While walking down Delancey Street, we came upon a small, bargain store going out of business. I HAD to go inside to be amidst the frenzy of quickly emptying shelves and shoppers scrambling for rock-bottom bargains. And then there were the aisles like this in the back of the store.
These empty aisles made of cheap, discoloured pegboard remind me of my run working in a dollar store in the last year of high school. I took the job before the store had opened and without knowing what I would be selling. I was simultaneously offered a job across the mall at a Reitman's but was drawn in by the mystery of dollar goods. I was very familiar with the budget department store having been brought up on Bargain Harold's and The BiWay (both said with a husky 20 year, 2-pack per day habit) but could not wrap my head around a profitable market in bottles of shitty shampoo and kitchen gadgetry. It was also really hard to imagine keeping up a cheery front for the next 11 months in a blandy clothing store -- I basically got the Reitman's job by putting on my best game face and answering that awful, "Why would you be bad for this job?" question by saying that, "It would be hard to resist the temptation to spend my pay cheques on quality Reitman's clothing." High school and college are bullshitter training grounds.
When I think back, I can see that I really wasn't at all prepared for the Dollar Store. I was not prepared for the way people get about a possible bargain. Stereotyping and prejudice would have you think it was a lower-class thing but you'd be wrong. It was all kinds of people from all walks of life. My attitude as a worker was that the Dollar Store was a great leveler -- regardless of class and no matter how inflated their sense of entitlement, everyone got exactly a dollar's worth of service.

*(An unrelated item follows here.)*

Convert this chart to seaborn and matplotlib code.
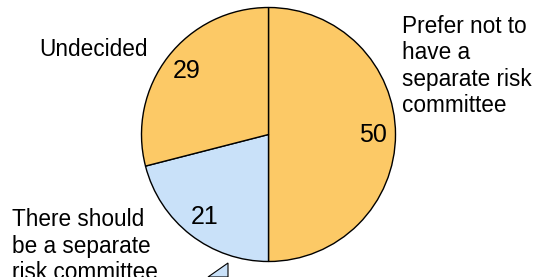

We had constant line-ups to the back of the store until well past Xmas. And as a cashier I wasn't just ringing in purchases and mediating money transactions. Some people saw me as their coat check girl; women in furs wanted me to be their personal shopper or child minder; others relayed a detailed inventory of every purchase explaining why and for whom they were buying that bubblegum pink bingo dauber or reclining ceramic bear. Many people expected free gift-wrapping for that reclining ceramic bear. One woman confided intimate details of a life-long drug addiction. A mother and grandmother pair ignored a child's plea to use the bathroom, leaving her to deposit a watery shit on the floor. Guess who had to clean it up? One mall regular (there were many) came into the store daily and could not leave without bringing a steak knife up to the counter.
Every job I have ever had has taught me something about people, the social world, and the craziness of life, but it was at the Dollar Store where I lost the ability to look people in the eye.